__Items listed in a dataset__
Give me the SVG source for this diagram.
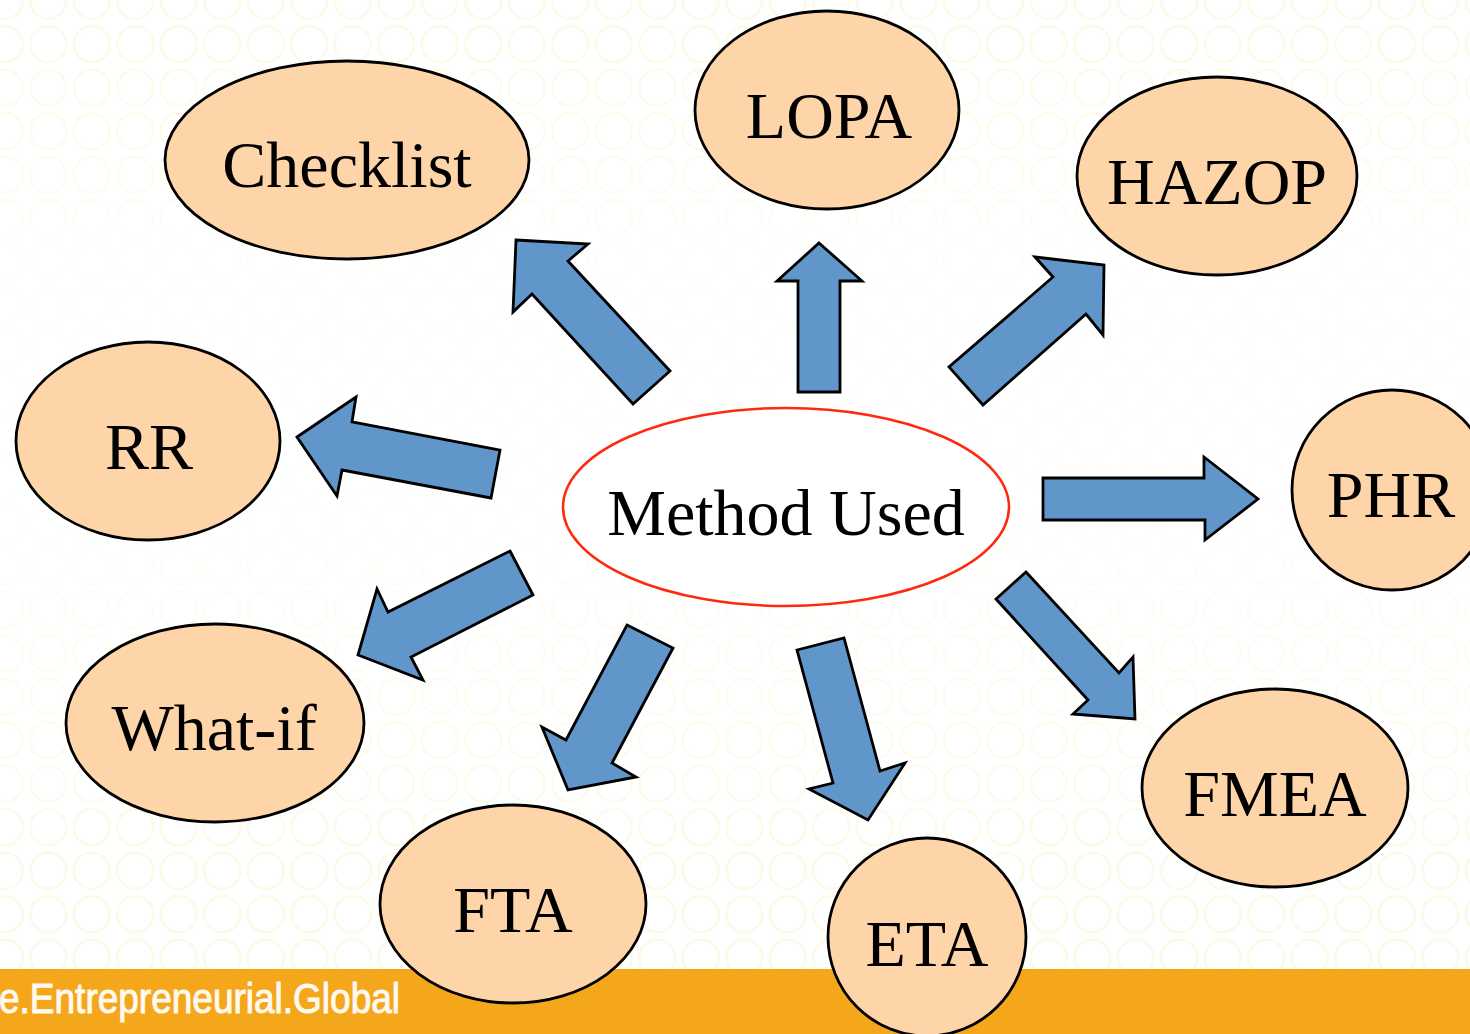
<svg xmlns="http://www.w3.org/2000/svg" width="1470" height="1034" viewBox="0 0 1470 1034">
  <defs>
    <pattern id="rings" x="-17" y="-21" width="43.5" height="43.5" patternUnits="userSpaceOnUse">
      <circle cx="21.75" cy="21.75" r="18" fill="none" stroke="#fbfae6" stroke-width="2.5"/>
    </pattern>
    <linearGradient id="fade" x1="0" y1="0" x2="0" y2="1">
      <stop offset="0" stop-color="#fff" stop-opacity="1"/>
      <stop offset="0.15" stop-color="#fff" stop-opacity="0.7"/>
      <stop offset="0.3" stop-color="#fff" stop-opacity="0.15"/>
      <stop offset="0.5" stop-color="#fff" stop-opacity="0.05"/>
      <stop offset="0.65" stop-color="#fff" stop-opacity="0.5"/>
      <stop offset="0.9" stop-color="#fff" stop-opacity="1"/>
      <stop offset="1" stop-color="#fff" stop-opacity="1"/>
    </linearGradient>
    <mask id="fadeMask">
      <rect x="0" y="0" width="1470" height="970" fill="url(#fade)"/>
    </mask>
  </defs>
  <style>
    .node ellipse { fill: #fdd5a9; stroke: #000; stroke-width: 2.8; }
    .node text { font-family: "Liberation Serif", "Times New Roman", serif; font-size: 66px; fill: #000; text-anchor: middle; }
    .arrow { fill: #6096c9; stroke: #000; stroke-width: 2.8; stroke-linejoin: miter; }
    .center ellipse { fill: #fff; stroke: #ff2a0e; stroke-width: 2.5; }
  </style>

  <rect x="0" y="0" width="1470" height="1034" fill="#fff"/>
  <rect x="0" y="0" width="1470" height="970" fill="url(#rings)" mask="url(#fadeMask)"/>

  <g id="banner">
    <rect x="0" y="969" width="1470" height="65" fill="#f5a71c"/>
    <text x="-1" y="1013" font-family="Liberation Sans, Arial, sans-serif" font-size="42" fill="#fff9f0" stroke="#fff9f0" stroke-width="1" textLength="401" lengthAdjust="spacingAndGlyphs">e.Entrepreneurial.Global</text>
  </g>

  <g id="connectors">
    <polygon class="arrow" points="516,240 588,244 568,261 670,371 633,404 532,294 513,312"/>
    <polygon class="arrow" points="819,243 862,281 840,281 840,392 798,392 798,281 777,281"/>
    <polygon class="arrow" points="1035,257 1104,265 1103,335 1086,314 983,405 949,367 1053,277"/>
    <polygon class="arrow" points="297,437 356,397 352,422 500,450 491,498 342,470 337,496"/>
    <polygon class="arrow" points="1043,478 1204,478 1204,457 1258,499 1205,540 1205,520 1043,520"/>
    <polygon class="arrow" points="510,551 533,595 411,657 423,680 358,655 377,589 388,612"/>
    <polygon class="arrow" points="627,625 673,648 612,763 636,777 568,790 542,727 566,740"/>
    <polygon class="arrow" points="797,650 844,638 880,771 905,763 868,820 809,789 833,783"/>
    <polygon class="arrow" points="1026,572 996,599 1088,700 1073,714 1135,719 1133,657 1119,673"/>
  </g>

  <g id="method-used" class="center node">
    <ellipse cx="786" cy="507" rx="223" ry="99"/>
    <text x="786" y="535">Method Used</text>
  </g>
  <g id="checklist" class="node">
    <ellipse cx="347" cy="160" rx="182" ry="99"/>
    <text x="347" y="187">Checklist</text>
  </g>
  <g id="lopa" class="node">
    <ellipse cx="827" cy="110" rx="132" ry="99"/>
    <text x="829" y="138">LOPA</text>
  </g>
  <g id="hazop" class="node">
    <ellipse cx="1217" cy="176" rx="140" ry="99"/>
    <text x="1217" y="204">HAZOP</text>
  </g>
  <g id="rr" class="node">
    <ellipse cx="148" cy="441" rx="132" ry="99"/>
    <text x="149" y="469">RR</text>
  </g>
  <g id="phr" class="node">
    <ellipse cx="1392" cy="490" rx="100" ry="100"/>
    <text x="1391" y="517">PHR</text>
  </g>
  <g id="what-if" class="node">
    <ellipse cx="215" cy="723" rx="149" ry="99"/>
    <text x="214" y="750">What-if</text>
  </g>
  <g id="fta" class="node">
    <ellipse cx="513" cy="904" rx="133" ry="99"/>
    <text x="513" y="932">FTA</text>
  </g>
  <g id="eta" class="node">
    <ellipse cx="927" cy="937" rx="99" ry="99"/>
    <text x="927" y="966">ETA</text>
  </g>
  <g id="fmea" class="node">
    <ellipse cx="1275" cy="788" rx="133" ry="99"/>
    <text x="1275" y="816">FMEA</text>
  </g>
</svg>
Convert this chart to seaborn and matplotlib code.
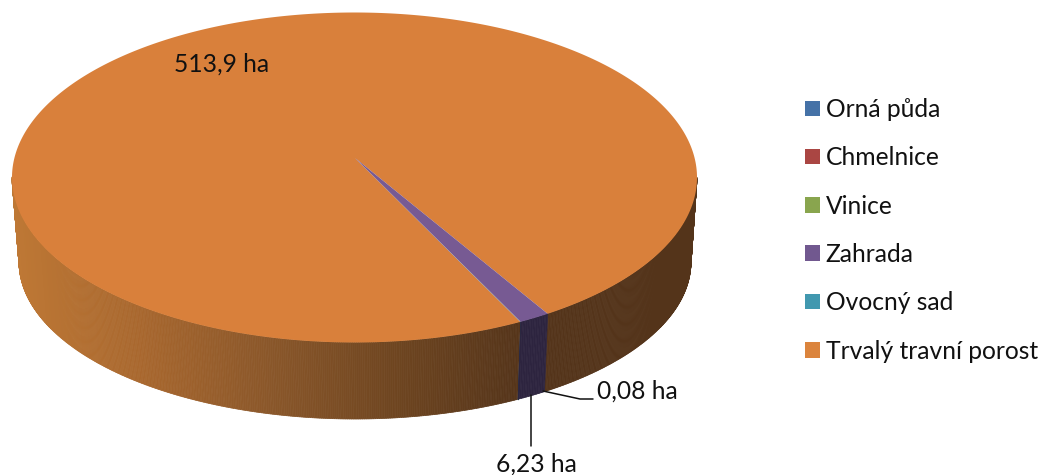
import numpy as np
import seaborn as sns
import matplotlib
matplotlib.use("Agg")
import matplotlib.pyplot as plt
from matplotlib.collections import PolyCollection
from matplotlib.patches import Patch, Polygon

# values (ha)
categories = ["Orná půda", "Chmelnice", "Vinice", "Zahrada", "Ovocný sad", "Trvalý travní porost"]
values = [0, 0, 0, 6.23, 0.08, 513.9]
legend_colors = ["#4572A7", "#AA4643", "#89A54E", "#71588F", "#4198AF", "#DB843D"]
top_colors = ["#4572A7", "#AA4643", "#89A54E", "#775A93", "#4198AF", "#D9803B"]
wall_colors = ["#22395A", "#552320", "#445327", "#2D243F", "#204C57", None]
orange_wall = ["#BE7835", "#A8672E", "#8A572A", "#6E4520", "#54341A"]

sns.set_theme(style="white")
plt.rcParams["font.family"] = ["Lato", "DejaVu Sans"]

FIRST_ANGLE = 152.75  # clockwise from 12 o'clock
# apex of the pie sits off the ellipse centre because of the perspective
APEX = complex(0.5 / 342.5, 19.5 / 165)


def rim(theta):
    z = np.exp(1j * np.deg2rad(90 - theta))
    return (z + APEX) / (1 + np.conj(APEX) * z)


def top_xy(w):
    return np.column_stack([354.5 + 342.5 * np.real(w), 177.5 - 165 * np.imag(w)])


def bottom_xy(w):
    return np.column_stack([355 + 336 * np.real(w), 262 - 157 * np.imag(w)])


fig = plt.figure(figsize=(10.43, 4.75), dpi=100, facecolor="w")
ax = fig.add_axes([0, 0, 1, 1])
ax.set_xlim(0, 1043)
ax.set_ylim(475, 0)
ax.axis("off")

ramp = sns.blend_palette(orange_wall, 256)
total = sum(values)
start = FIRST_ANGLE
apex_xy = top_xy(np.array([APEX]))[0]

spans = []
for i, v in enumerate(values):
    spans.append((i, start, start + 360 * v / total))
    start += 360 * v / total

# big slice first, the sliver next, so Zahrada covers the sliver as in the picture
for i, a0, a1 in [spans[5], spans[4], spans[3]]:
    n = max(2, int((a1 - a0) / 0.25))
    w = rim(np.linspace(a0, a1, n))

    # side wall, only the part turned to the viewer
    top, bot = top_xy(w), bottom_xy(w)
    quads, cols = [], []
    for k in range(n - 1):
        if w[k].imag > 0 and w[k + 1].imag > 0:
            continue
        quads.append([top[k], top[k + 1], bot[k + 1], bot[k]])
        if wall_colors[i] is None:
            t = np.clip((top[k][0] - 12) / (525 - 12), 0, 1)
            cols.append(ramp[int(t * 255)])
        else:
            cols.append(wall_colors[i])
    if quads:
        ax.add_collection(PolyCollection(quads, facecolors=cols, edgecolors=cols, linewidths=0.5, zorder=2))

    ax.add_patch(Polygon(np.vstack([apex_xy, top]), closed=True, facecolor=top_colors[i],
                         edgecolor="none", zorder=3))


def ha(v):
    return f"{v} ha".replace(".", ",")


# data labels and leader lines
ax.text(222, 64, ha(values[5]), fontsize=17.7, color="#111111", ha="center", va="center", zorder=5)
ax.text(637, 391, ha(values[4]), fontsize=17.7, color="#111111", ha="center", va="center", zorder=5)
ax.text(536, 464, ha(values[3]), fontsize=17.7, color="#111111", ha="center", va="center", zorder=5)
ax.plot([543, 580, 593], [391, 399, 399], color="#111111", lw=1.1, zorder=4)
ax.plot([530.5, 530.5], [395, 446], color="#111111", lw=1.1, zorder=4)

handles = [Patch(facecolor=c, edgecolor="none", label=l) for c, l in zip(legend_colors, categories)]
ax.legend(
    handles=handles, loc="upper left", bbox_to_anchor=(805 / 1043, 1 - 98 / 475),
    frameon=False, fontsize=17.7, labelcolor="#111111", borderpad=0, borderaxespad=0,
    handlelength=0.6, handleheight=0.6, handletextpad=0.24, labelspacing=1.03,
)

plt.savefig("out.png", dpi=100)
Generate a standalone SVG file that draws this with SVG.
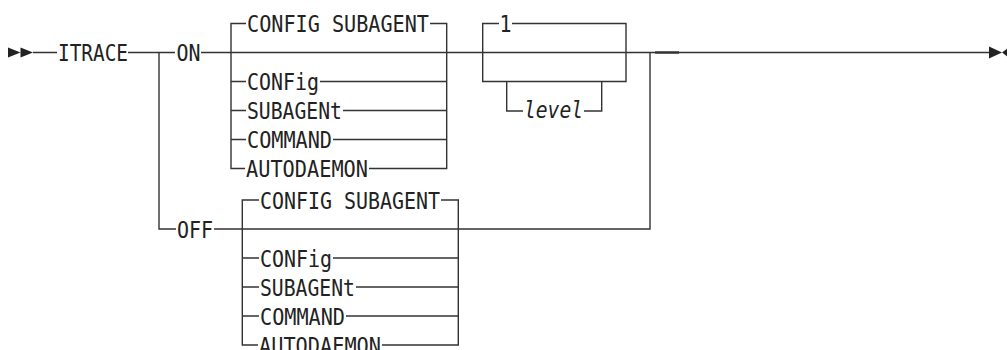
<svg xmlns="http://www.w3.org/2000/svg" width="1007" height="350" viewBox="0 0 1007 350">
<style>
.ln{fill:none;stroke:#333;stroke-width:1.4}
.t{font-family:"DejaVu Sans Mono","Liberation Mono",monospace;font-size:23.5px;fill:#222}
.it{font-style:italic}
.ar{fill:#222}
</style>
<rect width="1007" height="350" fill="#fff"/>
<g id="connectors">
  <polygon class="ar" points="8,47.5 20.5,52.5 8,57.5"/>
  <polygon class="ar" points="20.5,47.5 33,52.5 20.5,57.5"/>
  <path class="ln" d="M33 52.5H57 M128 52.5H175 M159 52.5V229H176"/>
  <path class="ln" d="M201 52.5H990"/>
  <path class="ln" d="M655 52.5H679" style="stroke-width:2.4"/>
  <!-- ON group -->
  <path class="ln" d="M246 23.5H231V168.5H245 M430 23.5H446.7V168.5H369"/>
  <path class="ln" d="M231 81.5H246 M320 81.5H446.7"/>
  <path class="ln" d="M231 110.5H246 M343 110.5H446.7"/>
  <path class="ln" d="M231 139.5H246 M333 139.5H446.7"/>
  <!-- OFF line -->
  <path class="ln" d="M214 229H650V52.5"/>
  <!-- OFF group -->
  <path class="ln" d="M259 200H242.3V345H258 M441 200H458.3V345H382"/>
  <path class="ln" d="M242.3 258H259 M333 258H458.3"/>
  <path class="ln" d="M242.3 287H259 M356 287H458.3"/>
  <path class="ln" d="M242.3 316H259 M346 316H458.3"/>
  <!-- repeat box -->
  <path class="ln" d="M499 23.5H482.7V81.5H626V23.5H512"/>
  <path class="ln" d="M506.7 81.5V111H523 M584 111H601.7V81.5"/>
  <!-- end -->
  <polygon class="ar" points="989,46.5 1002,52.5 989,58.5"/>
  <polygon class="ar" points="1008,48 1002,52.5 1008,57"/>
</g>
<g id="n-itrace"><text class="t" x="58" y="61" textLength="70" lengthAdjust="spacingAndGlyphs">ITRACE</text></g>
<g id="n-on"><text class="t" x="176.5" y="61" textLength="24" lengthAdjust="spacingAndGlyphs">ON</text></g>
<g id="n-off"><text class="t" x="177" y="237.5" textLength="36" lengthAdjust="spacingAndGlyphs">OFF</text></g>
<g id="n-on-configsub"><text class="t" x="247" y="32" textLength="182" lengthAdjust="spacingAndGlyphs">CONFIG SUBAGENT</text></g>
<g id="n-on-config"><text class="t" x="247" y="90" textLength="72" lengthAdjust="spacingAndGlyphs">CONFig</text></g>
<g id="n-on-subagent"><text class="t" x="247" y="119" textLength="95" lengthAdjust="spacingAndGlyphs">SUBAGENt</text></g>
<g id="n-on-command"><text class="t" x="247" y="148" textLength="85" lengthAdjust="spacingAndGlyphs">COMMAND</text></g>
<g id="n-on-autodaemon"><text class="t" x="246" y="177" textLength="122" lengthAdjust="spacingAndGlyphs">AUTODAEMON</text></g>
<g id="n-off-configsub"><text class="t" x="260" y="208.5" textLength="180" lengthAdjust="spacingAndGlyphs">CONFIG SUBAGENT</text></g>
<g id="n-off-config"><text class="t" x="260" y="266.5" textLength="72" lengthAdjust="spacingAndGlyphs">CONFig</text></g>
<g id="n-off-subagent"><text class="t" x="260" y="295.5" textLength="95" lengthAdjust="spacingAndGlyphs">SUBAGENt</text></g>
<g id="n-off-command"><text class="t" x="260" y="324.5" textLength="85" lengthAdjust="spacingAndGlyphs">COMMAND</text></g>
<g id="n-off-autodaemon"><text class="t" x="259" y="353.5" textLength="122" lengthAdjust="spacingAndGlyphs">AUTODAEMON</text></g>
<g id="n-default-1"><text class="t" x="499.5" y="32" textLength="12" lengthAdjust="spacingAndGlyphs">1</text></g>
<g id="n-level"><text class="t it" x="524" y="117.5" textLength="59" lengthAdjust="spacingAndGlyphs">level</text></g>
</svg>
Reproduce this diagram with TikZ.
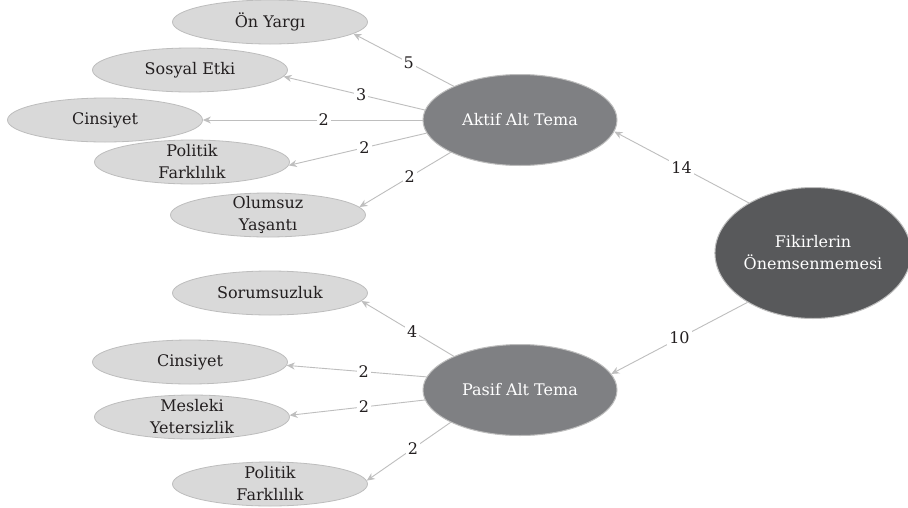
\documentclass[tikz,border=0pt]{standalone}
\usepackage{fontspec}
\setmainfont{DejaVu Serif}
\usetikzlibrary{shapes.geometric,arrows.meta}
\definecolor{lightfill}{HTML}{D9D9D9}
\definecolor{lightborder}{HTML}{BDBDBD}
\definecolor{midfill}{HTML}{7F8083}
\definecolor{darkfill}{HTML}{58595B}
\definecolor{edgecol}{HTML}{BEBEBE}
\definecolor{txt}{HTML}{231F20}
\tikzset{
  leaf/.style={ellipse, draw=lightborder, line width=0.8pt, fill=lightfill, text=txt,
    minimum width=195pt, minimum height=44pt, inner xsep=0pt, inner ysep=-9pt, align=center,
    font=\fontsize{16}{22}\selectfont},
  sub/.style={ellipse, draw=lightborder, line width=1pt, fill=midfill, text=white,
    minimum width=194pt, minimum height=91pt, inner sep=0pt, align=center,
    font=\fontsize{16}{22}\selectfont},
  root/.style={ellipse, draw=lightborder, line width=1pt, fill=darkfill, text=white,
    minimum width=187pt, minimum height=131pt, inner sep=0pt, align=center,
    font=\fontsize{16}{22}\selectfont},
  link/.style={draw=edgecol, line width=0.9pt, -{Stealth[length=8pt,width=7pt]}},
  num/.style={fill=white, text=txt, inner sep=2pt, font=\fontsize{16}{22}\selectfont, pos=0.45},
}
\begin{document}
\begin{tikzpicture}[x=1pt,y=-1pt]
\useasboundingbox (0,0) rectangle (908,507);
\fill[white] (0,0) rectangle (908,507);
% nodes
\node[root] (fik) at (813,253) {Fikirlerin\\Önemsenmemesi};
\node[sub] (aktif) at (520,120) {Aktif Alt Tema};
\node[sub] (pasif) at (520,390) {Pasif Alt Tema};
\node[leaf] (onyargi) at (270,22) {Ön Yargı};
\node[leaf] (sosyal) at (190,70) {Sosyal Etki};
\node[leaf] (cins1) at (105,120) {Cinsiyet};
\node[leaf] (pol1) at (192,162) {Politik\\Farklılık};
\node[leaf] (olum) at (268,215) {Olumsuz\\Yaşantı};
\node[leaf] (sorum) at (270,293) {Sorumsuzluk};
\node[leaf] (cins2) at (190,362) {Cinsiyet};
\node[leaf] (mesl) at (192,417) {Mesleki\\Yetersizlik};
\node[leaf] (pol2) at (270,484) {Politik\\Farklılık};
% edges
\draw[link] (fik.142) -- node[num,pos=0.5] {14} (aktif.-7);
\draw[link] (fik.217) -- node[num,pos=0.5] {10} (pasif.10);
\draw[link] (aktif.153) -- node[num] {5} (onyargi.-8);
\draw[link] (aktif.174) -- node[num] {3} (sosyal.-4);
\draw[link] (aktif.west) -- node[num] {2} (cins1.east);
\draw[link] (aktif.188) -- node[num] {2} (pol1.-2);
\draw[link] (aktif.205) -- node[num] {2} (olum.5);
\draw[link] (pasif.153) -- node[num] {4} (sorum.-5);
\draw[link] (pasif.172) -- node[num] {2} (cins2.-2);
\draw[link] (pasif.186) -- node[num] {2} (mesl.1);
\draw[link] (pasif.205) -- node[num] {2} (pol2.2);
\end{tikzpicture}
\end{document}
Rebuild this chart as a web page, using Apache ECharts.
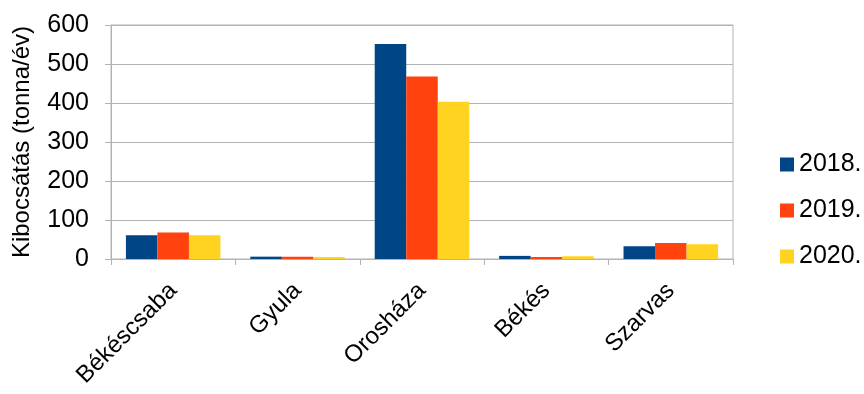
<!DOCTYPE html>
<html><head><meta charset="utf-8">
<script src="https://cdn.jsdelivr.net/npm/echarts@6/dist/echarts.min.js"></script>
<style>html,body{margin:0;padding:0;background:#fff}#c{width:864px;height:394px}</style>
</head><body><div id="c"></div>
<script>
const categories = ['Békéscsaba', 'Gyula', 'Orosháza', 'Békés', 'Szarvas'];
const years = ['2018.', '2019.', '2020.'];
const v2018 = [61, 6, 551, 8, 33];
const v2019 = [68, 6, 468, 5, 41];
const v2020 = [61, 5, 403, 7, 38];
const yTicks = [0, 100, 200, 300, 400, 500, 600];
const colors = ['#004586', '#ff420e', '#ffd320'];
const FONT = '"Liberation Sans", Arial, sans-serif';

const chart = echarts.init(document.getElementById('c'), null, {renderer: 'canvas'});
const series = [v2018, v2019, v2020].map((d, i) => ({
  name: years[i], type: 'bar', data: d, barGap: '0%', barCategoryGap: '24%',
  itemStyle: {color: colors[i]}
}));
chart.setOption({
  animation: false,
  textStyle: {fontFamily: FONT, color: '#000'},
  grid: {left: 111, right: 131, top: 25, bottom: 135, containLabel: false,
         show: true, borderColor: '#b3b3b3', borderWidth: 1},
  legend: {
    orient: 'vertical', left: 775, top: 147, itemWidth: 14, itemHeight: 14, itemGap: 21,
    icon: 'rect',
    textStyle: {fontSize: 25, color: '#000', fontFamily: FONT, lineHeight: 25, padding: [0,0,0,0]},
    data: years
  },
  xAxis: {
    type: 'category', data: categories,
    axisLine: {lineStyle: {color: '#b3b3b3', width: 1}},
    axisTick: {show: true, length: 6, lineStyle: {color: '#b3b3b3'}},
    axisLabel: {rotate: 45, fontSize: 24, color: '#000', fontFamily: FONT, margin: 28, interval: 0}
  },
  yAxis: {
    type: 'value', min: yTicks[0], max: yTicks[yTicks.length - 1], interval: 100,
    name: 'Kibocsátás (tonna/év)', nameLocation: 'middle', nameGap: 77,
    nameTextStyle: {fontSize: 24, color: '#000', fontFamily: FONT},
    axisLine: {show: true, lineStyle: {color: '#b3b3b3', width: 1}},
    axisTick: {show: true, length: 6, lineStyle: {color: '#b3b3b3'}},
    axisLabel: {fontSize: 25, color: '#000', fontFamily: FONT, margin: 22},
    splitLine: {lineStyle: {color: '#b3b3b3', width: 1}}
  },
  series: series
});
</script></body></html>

__Given task__
Output word for word the lines running from the one containing "Convert this chart" to the one containing "w = rim(np.linspace(a0, a1, n))", both included, leaving out the pictures.

__Written response__
Convert this chart to seaborn and matplotlib code.
import numpy as np
import seaborn as sns
import matplotlib
matplotlib.use("Agg")
import matplotlib.pyplot as plt
from matplotlib.collections import PolyCollection
from matplotlib.patches import Patch, Polygon

# values (ha)
categories = ["Orná půda", "Chmelnice", "Vinice", "Zahrada", "Ovocný sad", "Trvalý travní porost"]
values = [0, 0, 0, 6.23, 0.08, 513.9]
legend_colors = ["#4572A7", "#AA4643", "#89A54E", "#71588F", "#4198AF", "#DB843D"]
top_colors = ["#4572A7", "#AA4643", "#89A54E", "#775A93", "#4198AF", "#D9803B"]
wall_colors = ["#22395A", "#552320", "#445327", "#2D243F", "#204C57", None]
orange_wall = ["#BE7835", "#A8672E", "#8A572A", "#6E4520", "#54341A"]

sns.set_theme(style="white")
plt.rcParams["font.family"] = ["Lato", "DejaVu Sans"]

FIRST_ANGLE = 152.75  # clockwise from 12 o'clock
# apex of the pie sits off the ellipse centre because of the perspective
APEX = complex(0.5 / 342.5, 19.5 / 165)


def rim(theta):
    z = np.exp(1j * np.deg2rad(90 - theta))
    return (z + APEX) / (1 + np.conj(APEX) * z)


def top_xy(w):
    return np.column_stack([354.5 + 342.5 * np.real(w), 177.5 - 165 * np.imag(w)])


def bottom_xy(w):
    return np.column_stack([355 + 336 * np.real(w), 262 - 157 * np.imag(w)])


fig = plt.figure(figsize=(10.43, 4.75), dpi=100, facecolor="w")
ax = fig.add_axes([0, 0, 1, 1])
ax.set_xlim(0, 1043)
ax.set_ylim(475, 0)
ax.axis("off")

ramp = sns.blend_palette(orange_wall, 256)
total = sum(values)
start = FIRST_ANGLE
apex_xy = top_xy(np.array([APEX]))[0]

spans = []
for i, v in enumerate(values):
    spans.append((i, start, start + 360 * v / total))
    start += 360 * v / total

# big slice first, the sliver next, so Zahrada covers the sliver as in the picture
for i, a0, a1 in [spans[5], spans[4], spans[3]]:
    n = max(2, int((a1 - a0) / 0.25))
    w = rim(np.linspace(a0, a1, n))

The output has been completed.